Google’s algorithm establishes new rules for SEO and search visibility that are not hard for most websites to follow, so long as you are in the business of building a website that is a credible foundation for your business, versus just tilting up something that looks good but won’t last.

Here are 5 simple rules you can follow to make sure your website doesn’t look like a tilt-up site:

1. Be Social
Human beings are social, they participate in Twitter, LinkedIn, Facebook, Pinterest, Google+, what have you. Bots? Not so much. While you could set up a bot to publish to all these sources, it’s hard to fool all of the social media sites all of the time using a bot or automated approach. Which is why Google’s algorithm puts a premium on sites that have social influence, as a proxy for proving that the site is run by actual people who care about providing relevant and engaging content to their end users.

2. Publish Quality Content
Put some thought into your content. Don’t stuff your site with repetitive keywords and duplicate content, including content that is auto-pulled from RSS feeds. If you do, your site will look, feel, and sound like a chipmunk wrote it. This type of content appeals to no one – except possibly other chipmunks.

3. Do Not Bother with Crappy Backlinks
Google can tell if the site that links to you is actually reputable or one that is not frequented by humans. Low-quality backlinks are a huge indicator to Google that something is amiss and that the content housed on your site is not relevant or useful to end users.

The best way to get backlinks that matter? Send out an SEO-optimized press release. Place your content on other people’s site with a link back to your site.

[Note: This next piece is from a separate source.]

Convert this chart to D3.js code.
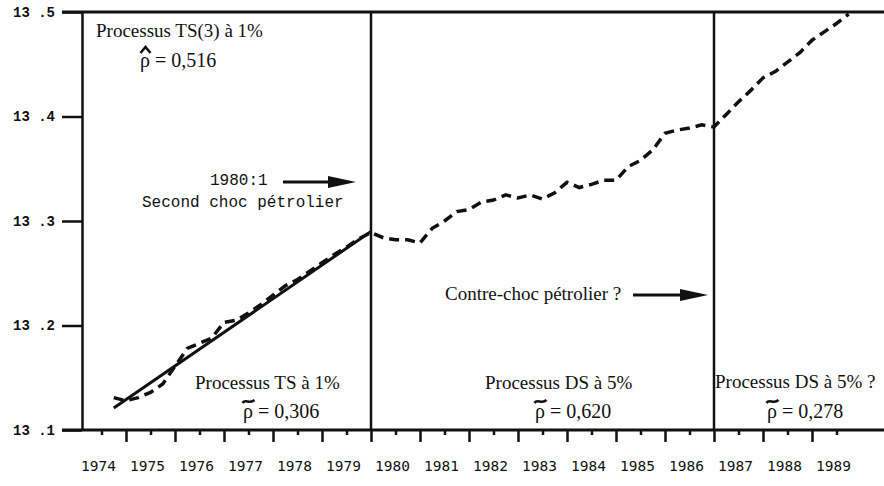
<!DOCTYPE html>
<html lang="fr">
<head>
<meta charset="UTF-8">
<title>PIB trimestriel 1974-1989</title>
<script src="https://d3js.org/d3.v7.min.js"></script>
<style>
  body { margin: 0; background: #fff; }
  svg { display: block; }
  .serif { font-family: "Liberation Serif", "Times New Roman", serif; fill: #111; }
  .mono { font-family: "Liberation Mono", "Courier New", monospace; fill: #111; }
</style>
</head>
<body>
<div id="chart"></div>
<script>
// log du PIB trimestriel, de 1974:4 à 1989:4
const debut = 1974.75;
const logPib = [
  13.131, 13.128, 13.131, 13.136, 13.144, 13.161, 13.178, 13.183, 13.188, 13.203, 13.205,
  13.212, 13.220, 13.229, 13.238, 13.244, 13.252, 13.260, 13.268, 13.275, 13.283, 13.289,
  13.284, 13.282, 13.282, 13.279, 13.293, 13.300, 13.309, 13.311, 13.318, 13.320, 13.325,
  13.322, 13.325, 13.321, 13.327, 13.337, 13.332, 13.335, 13.339, 13.339, 13.352, 13.358,
  13.368, 13.384, 13.387, 13.389, 13.392, 13.390,
  13.402, 13.414, 13.425, 13.437, 13.443, 13.452, 13.461, 13.473, 13.481, 13.489, 13.498
];
// tendance linéaire du processus TS (1974:4 -> 1980:1)
const tendancePeriodes = [1974.75, 1980.0];
const tendanceValeurs = [13.121, 13.290];
const ruptures = [1980.0, 1987.0];
const annees = d3.range(1974, 1990);
const yTicks = [13.1, 13.2, 13.3, 13.4, 13.5];

const width = 884, height = 486;
const svg = d3.select('#chart').append('svg')
  .attr('width', width).attr('height', height);

const x = d3.scaleLinear().domain([1974, 1990]).range([77, 861]);
const y = d3.scaleLinear().domain([13.1, 13.5]).range([430, 12]);

// cadre haut et bas
svg.append('line').attr('x1', 62).attr('x2', width)
  .attr('y1', y(13.5)).attr('y2', y(13.5))
  .attr('stroke', '#111').attr('stroke-width', 3);
svg.append('line').attr('x1', 62).attr('x2', width)
  .attr('y1', y(13.1)).attr('y2', y(13.1))
  .attr('stroke', '#111').attr('stroke-width', 3);

// axe vertical
const yAxis = svg.append('g').attr('transform', 'translate(82,0)')
  .call(d3.axisLeft(y).tickValues(yTicks).tickSize(20).tickSizeOuter(0).tickPadding(7)
    .tickFormat(d => d3.format('.1f')(d).replace('.', ' .')));
yAxis.select('.domain').attr('stroke', '#111').attr('stroke-width', 2.5);
yAxis.selectAll('.tick line').attr('stroke', '#111').attr('stroke-width', 2.5);
yAxis.selectAll('.tick text').attr('class', 'mono').attr('font-size', 14).attr('font-weight', 'bold');

// graduations horizontales : années (longues) et semestres (courtes)
const xLong = svg.append('g').attr('transform', `translate(0,${y(13.1)})`)
  .call(d3.axisBottom(x).tickValues(d3.range(1975, 1990)).tickSize(12).tickFormat(''));
const xCourt = svg.append('g').attr('transform', `translate(0,${y(13.1)})`)
  .call(d3.axisBottom(x).tickValues(annees.map(a => a + 0.5)).tickSize(5).tickFormat(''));
[xLong, xCourt].forEach(g => {
  g.select('.domain').remove();
  g.selectAll('.tick line').attr('stroke', '#111').attr('stroke-width', 2.5);
});

svg.append('g').selectAll('text').data(annees).enter().append('text')
  .attr('x', d => x(d + 0.5) - 3).attr('y', 471)
  .attr('text-anchor', 'middle')
  .style('font-family', '"DejaVu Sans Mono", monospace').style('font-size', '14.5px')
  .attr('fill', '#111')
  .text(d => d);

// ruptures
svg.append('g').selectAll('line').data(ruptures).enter().append('line')
  .attr('x1', d => x(d)).attr('x2', d => x(d))
  .attr('y1', y(13.5)).attr('y2', y(13.1))
  .attr('stroke', '#111').attr('stroke-width', 2.5);

// série et tendance
const ligne = d3.line().x(d => x(d.t)).y(d => y(d.v));
const serie = logPib.map((v, i) => ({ t: debut + i / 4, v }));
const tendance = tendancePeriodes.map((t, i) => ({ t, v: tendanceValeurs[i] }));

svg.append('path').datum(tendance).attr('d', ligne)
  .attr('fill', 'none').attr('stroke', '#111').attr('stroke-width', 3);
svg.append('path').datum(serie).attr('d', ligne)
  .attr('fill', 'none').attr('stroke', '#111').attr('stroke-width', 3.5)
  .attr('stroke-dasharray', '10,6');

// flèches
function fleche(x1, x2, yy) {
  svg.append('line').attr('x1', x1).attr('x2', x2 - 20).attr('y1', yy).attr('y2', yy)
    .attr('stroke', '#111').attr('stroke-width', 3);
  svg.append('path')
    .attr('d', `M${x2 - 28},${yy - 6}L${x2},${yy}L${x2 - 28},${yy + 6}Z`)
    .attr('fill', '#111');
}
fleche(283, x(1980) - 15, 182);
fleche(633, x(1987) - 6, 295);

// annotations
function texte(cls, size, xx, yy, t) {
  svg.append('text').attr('class', cls).attr('x', xx).attr('y', yy)
    .style('font-size', size + 'px').text(t);
}
function rho(xx, yy, valeur, accent) {
  texte('serif', 20, xx, yy, 'ρ = ' + valeur);
  const cx = xx + 5.5;
  const d = accent === 'chapeau'
    ? `M${cx - 5},${yy - 14}L${cx},${yy - 20}L${cx + 5},${yy - 14}`
    : `M${cx - 6},${yy - 15}C${cx - 3},${yy - 20} ${cx + 1},${yy - 13} ${cx + 6},${yy - 18}`;
  svg.append('path').attr('d', d).attr('fill', 'none')
    .attr('stroke', '#111').attr('stroke-width', 2.5);
}

texte('serif', 19, 96, 37, 'Processus TS(3) à 1%');
rho(140, 67, '0,516', 'chapeau');

texte('mono', 16, 210, 185, '1980:1');
texte('mono', 16, 142, 207, 'Second choc pétrolier');

texte('serif', 19, 445, 300, 'Contre-choc pétrolier ?');

texte('serif', 19, 195, 389, 'Processus TS à 1%');
rho(243, 418, '0,306', 'tilde');
texte('serif', 19, 485, 389, 'Processus DS à 5%');
rho(535, 418, '0,620', 'tilde');
texte('serif', 19, 715, 388, 'Processus DS à 5% ?');
rho(767, 418, '0,278', 'tilde');
</script>
</body>
</html>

4. Regularly Update Your Site
Tilt-up sites are put up fast and not maintained at all. Hence, Google’s algorithms look for signs that your site is being maintained. We put currency markers on the home page (at least) of every site we build for our clients for this reason. Likewise, we spend time fixing broken links, submitting an updated sitemap, and doing the other maintenance tasks that tells Google that the site is being maintained by real human beings.

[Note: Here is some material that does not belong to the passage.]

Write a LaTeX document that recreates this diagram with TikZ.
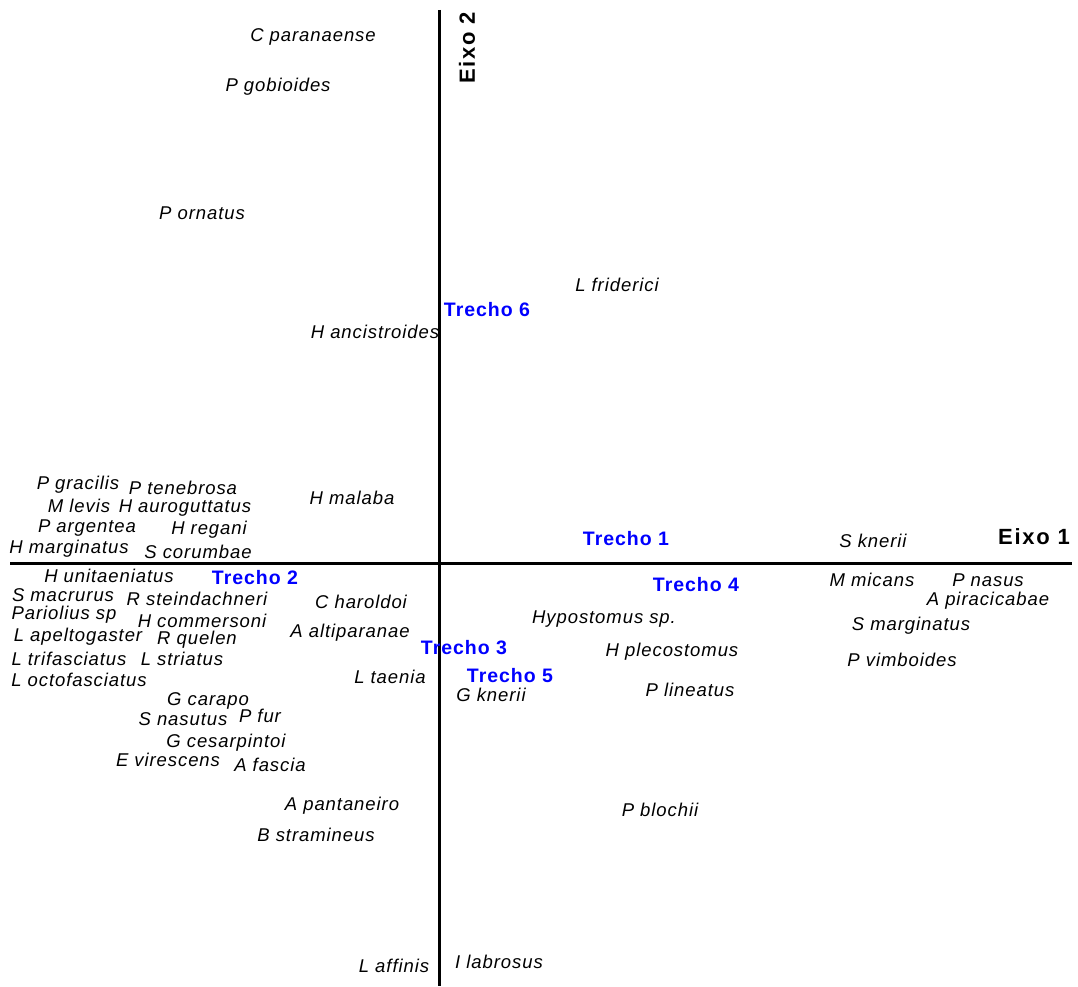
\documentclass[tikz,border=0pt]{standalone}
\usepackage{fontspec}
\setmainfont[LetterSpace=5]{Liberation Sans}
\newfontfamily\axisfont[LetterSpace=8]{Liberation Sans}
\usetikzlibrary{positioning}
\definecolor{TrechoBlue}{RGB}{0,0,255}

\begin{document}
\begin{tikzpicture}[
  x=1pt, y=-1pt,
  every node/.style={inner sep=0pt},
  species/.style={font=\fontsize{18.5}{22}\selectfont\itshape},
  trecho/.style={font=\fontsize{19.5}{23}\selectfont\bfseries, text=TrechoBlue},
  eixo/.style={font=\fontsize{22}{26}\selectfont\axisfont\bfseries},
  axis/.style={draw=black, line width=3pt}
]
\useasboundingbox (0,0) rectangle (1078,987);
% axes
\coordinate (xl) at (10,563);
\coordinate (xr) at (1072,563);
\coordinate (yt) at (439,10);
\coordinate (yb) at (439,986);
\draw[axis] (xl) -- (xr);
\draw[axis] (yt) -- (yb);
\node[eixo] (e1) at (1034,537) {Eixo 1};
\node[eixo, rotate=90] (e2) at (467,48) {Eixo 2};
% trechos
\node[trecho] (t1) at (626,539) {Trecho 1};
\node[trecho] (t2) at (255,578) {Trecho 2};
\node[trecho] (t3) at (464,648) {Trecho 3};
\node[trecho] (t4) at (696,585) {Trecho 4};
\node[trecho] (t5) at (510,676) {Trecho 5};
\node[trecho] (t6) at (487,310) {Trecho 6};
% upper left
\node[species] (cpar) at (313,37) {C paranaense};
\node[species] (pgob) at (278,87) {P gobioides};
\node[species] (porn) at (202,213) {P ornatus};
\node[species] (hanc) at (375,332) {H ancistroides};
\node[species] (pgra) at (78,485) {P gracilis};
\node[species] (pten) at (183,488) {P tenebrosa};
\node[species] (mlev) at (79,506) {M levis};
\node[species] (haur) at (185,508) {H auroguttatus};
\node[species] (parg) at (87,528) {P argentea};
\node[species] (hreg) at (209,530) {H regani};
\node[species] (hmar) at (69,549) {H marginatus};
\node[species] (scor) at (198,552) {S corumbae};
\node[species] (hmal) at (352,498) {H malaba};
% upper right
\node[species] (lfri) at (617,285) {L friderici};
\node[species] (skne) at (873,541) {S knerii};
% lower left
\node[species] (huni) at (109,576) {H unitaeniatus};
\node[species] (smac) at (63,595) {S macrurus};
\node[species] (rste) at (197,599) {R steindachneri};
\node[species] (char) at (361,602) {C haroldoi};
\node[species] (pari) at (64,615) {Pariolius sp};
\node[species] (hcom) at (202,621) {H commersoni};
\node[species] (lape) at (78,637) {L apeltogaster};
\node[species] (rque) at (197,640) {R quelen};
\node[species] (aalt) at (350,633) {A altiparanae};
\node[species] (ltri) at (69,659) {L trifasciatus};
\node[species] (lstr) at (182,659) {L striatus};
\node[species] (loct) at (79,680) {L octofasciatus};
\node[species] (ltae) at (390,677) {L taenia};
\node[species] (gcar) at (208,701) {G carapo};
\node[species] (snas) at (183,719) {S nasutus};
\node[species] (pfur) at (260,716) {P fur};
\node[species] (gces) at (226,743) {G cesarpintoi};
\node[species] (evir) at (168,760) {E virescens};
\node[species] (afas) at (270,765) {A fascia};
\node[species] (apan) at (342,806) {A pantaneiro};
\node[species] (bstr) at (316,835) {B stramineus};
\node[species] (laff) at (394,966) {L affinis};
% lower right
\node[species] (gkne) at (491,695) {G knerii};
\node[species] (hypo) at (604,619) {Hypostomus sp.};
\node[species] (hple) at (672,652) {H plecostomus};
\node[species] (plin) at (690,690) {P lineatus};
\node[species] (mmic) at (872,580) {M micans};
\node[species] (pnas) at (988,580) {P nasus};
\node[species] (apir) at (988,601) {A piracicabae};
\node[species] (smar) at (911,626) {S marginatus};
\node[species] (pvim) at (902,660) {P vimboides};
\node[species] (pblo) at (660,810) {P blochii};
\node[species] (ilab) at (499,962) {I labrosus};
\end{tikzpicture}
\end{document}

5. Do not advertise excessively
Most tilt-up sites spend 50% of the real estate on a given page on advertising. Google’s algorithms do not like to see this, because it tells them that the site’s owner is more interested in monetization than they are in providing content of value to their end user.

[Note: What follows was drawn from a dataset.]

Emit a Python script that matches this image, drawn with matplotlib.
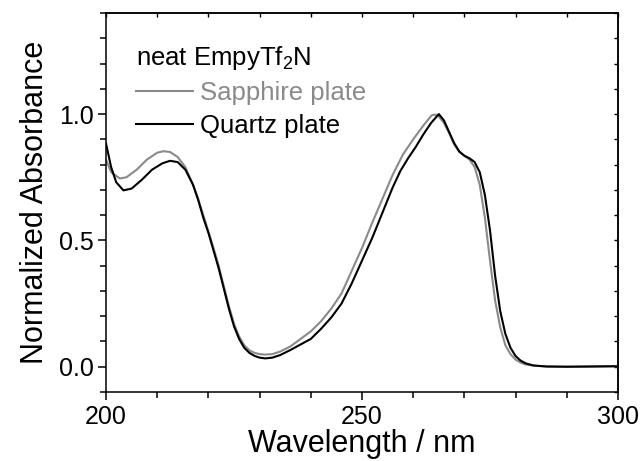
import matplotlib
matplotlib.use("Agg")
import matplotlib.pyplot as plt
from matplotlib.ticker import MultipleLocator

plt.rcParams['font.family'] = ['Liberation Sans', 'DejaVu Sans']
plt.rcParams['mathtext.default'] = 'regular'

# Quartz plate (black)
wl_quartz = [200.0, 201.0, 202.0, 203.4, 205.0, 207.0, 209.0, 211.0, 212.5, 214.0,
             215.5, 217.0, 218.0, 219.0, 220.0, 221.0, 222.0, 223.0, 224.0, 225.0,
             226.0, 227.0, 228.0, 229.0, 230.0, 231.1, 232.5, 234.0, 236.0, 238.0,
             240.0, 242.0, 244.0, 246.0, 248.0, 250.0, 252.0, 254.0, 256.0, 257.5,
             259.0, 260.5, 262.0, 263.5, 265.0, 266.0, 267.0, 268.0, 269.0, 270.0,
             271.0, 272.0, 273.0, 274.0, 275.0, 276.0, 277.0, 278.0, 279.0, 280.0,
             281.0, 282.0, 283.5, 286.0, 290.0, 295.0, 300.0]
abs_quartz = [0.884, 0.79, 0.73, 0.698, 0.705, 0.74, 0.78, 0.805, 0.815, 0.81,
              0.78, 0.72, 0.66, 0.59, 0.53, 0.46, 0.39, 0.31, 0.23, 0.16,
              0.11, 0.075, 0.055, 0.043, 0.036, 0.033, 0.036, 0.046, 0.066, 0.088,
              0.11, 0.15, 0.195, 0.25, 0.33, 0.42, 0.51, 0.61, 0.71, 0.775,
              0.825, 0.87, 0.92, 0.965, 1.0, 0.975, 0.93, 0.885, 0.852, 0.835,
              0.825, 0.81, 0.77, 0.68, 0.54, 0.36, 0.22, 0.13, 0.075, 0.042,
              0.024, 0.013, 0.005, 0.001, 0.0, 0.001, 0.002]

# Sapphire plate (gray)
wl_sapphire = [200.0, 201.0, 202.7, 204.0, 206.0, 208.0, 210.0, 211.2, 212.5, 214.0,
               215.5, 217.0, 218.0, 219.0, 220.0, 221.0, 222.0, 223.0, 224.0, 225.0,
               226.0, 227.0, 228.0, 229.0, 230.0, 231.0, 232.5, 234.0, 236.0, 238.0,
               240.0, 242.0, 244.0, 246.0, 248.0, 250.0, 252.0, 254.0, 256.0, 258.0,
               260.0, 262.0, 263.6, 264.3, 265.0, 266.0, 267.0, 268.0, 269.0, 270.0,
               271.0, 272.0, 273.0, 274.0, 275.0, 276.0, 277.0, 278.0, 279.0, 280.0,
               281.0, 282.0, 283.5, 286.0, 290.0, 295.0, 300.0]
abs_sapphire = [0.82, 0.77, 0.745, 0.75, 0.78, 0.82, 0.847, 0.853, 0.85, 0.83,
                0.79, 0.72, 0.665, 0.60, 0.535, 0.47, 0.40, 0.32, 0.24, 0.17,
                0.12, 0.085, 0.065, 0.055, 0.05, 0.048, 0.05, 0.06, 0.08, 0.11,
                0.14, 0.18, 0.23, 0.29, 0.38, 0.47, 0.57, 0.665, 0.76, 0.84,
                0.90, 0.955, 0.995, 0.998, 0.99, 0.965, 0.925, 0.88, 0.85, 0.835,
                0.82, 0.79, 0.72, 0.59, 0.42, 0.262, 0.156, 0.085, 0.05, 0.028,
                0.016, 0.009, 0.004, 0.001, 0.0, 0.001, 0.002]

legend_title = "neat EmpyTf$_2$N"
labels = ["Sapphire plate", "Quartz plate"]
colors = ["#8a8a8a", "#000000"]

fig = plt.figure(figsize=(6.41, 4.61), dpi=100)
ax = fig.add_axes([106/641, 1 - 392/461, (618-106)/641, (392-13)/461])

ax.plot(wl_sapphire, abs_sapphire, color=colors[0], lw=1.5, label=labels[0])
ax.plot(wl_quartz, abs_quartz, color=colors[1], lw=1.5, label=labels[1])

ax.set_xlim(200, 300)
ax.set_ylim(-0.1, 1.4)
ax.xaxis.set_major_locator(MultipleLocator(50))
ax.xaxis.set_minor_locator(MultipleLocator(10))
ax.yaxis.set_major_locator(MultipleLocator(0.5))
ax.yaxis.set_minor_locator(MultipleLocator(0.1))
ax.tick_params(which='major', direction='out', length=6, width=1.1, labelsize=18, pad=3)
ax.tick_params(which='minor', direction='out', length=4, width=1.1)
for s in ax.spines.values():
    s.set_linewidth(1.1)

top = ax.secondary_xaxis('top')
top.xaxis.set_major_locator(MultipleLocator(50))
top.xaxis.set_minor_locator(MultipleLocator(10))
top.tick_params(which='both', direction='in', length=3, width=1.0, labeltop=False)
right = ax.secondary_yaxis('right')
right.yaxis.set_major_locator(MultipleLocator(0.5))
right.yaxis.set_minor_locator(MultipleLocator(0.1))
right.tick_params(which='both', direction='in', length=3, width=1.0, labelright=False)
top.spines['top'].set_linewidth(1.1)
right.spines['right'].set_linewidth(1.1)

ax.set_xlabel("Wavelength / nm", fontsize=22, labelpad=0)
ax.set_ylabel("Normalized Absorbance", fontsize=22, labelpad=6)

leg = ax.legend(loc='upper left', bbox_to_anchor=(0.0586, 0.918), frameon=False,
                title=legend_title, alignment='left', fontsize=18.5,
                title_fontsize=18.5, handlelength=2.2, handletextpad=0.3,
                labelspacing=0.35, borderaxespad=0.0, borderpad=0.0)
for txt, c in zip(leg.get_texts(), colors):
    txt.set_color(c)

fig.savefig("out.png", dpi=100)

We base these recommendations on our analysis of the changes Google has made to its algorithm throughout 2012:

  • Search + your world (January 10, 2012)
    Google+ social data and user profiles are pushed onto SERPs (search engine results pages)
  • Ads above the fold (January 19, 2012)
    Google devalues sites with too much ad-space above the “fold”, an area of prime real estate for web pages
  • Venice (February 27, 2012)
    This update prioritises local organic search results and more tightly integrates local search data
  • Penguin (April 24, 2012)
    This update specifically targets webspam, including factors like keyword stuffing, which impacted an estimated 3.1% of English queries
  • DMCA Penalty (August 10, 2012)
    Sites with repeat copyright violations will be penalized
  • Exact Match Domain (EMD) Update (September 27, 2012)
    A common SEO tip is to put your keywords in the page URL, but this Google update seeks to put less weight on it

…not to mention all their tweaks to Panda which was first released February 2011. All of these changes are aimed at what we call “tilt-up” websites – which are websites that are fast to put up, provide very low-quality content, the types of sites that are designed to show up well in search results but do not – in fact – delivery any content of value to the user.

Bottom Line

Don’t spend your time and money tilting up a website or on questionable SEO tactics. Spend your time and money creating compelling, relevant, and engaging content and making it visible – not just in search – but also in social media. This will pay dividends for you by speaking to your buyers, helping them with their purchase decision, getting you high quality backlinks, and ultimately improving both your findability and visibility.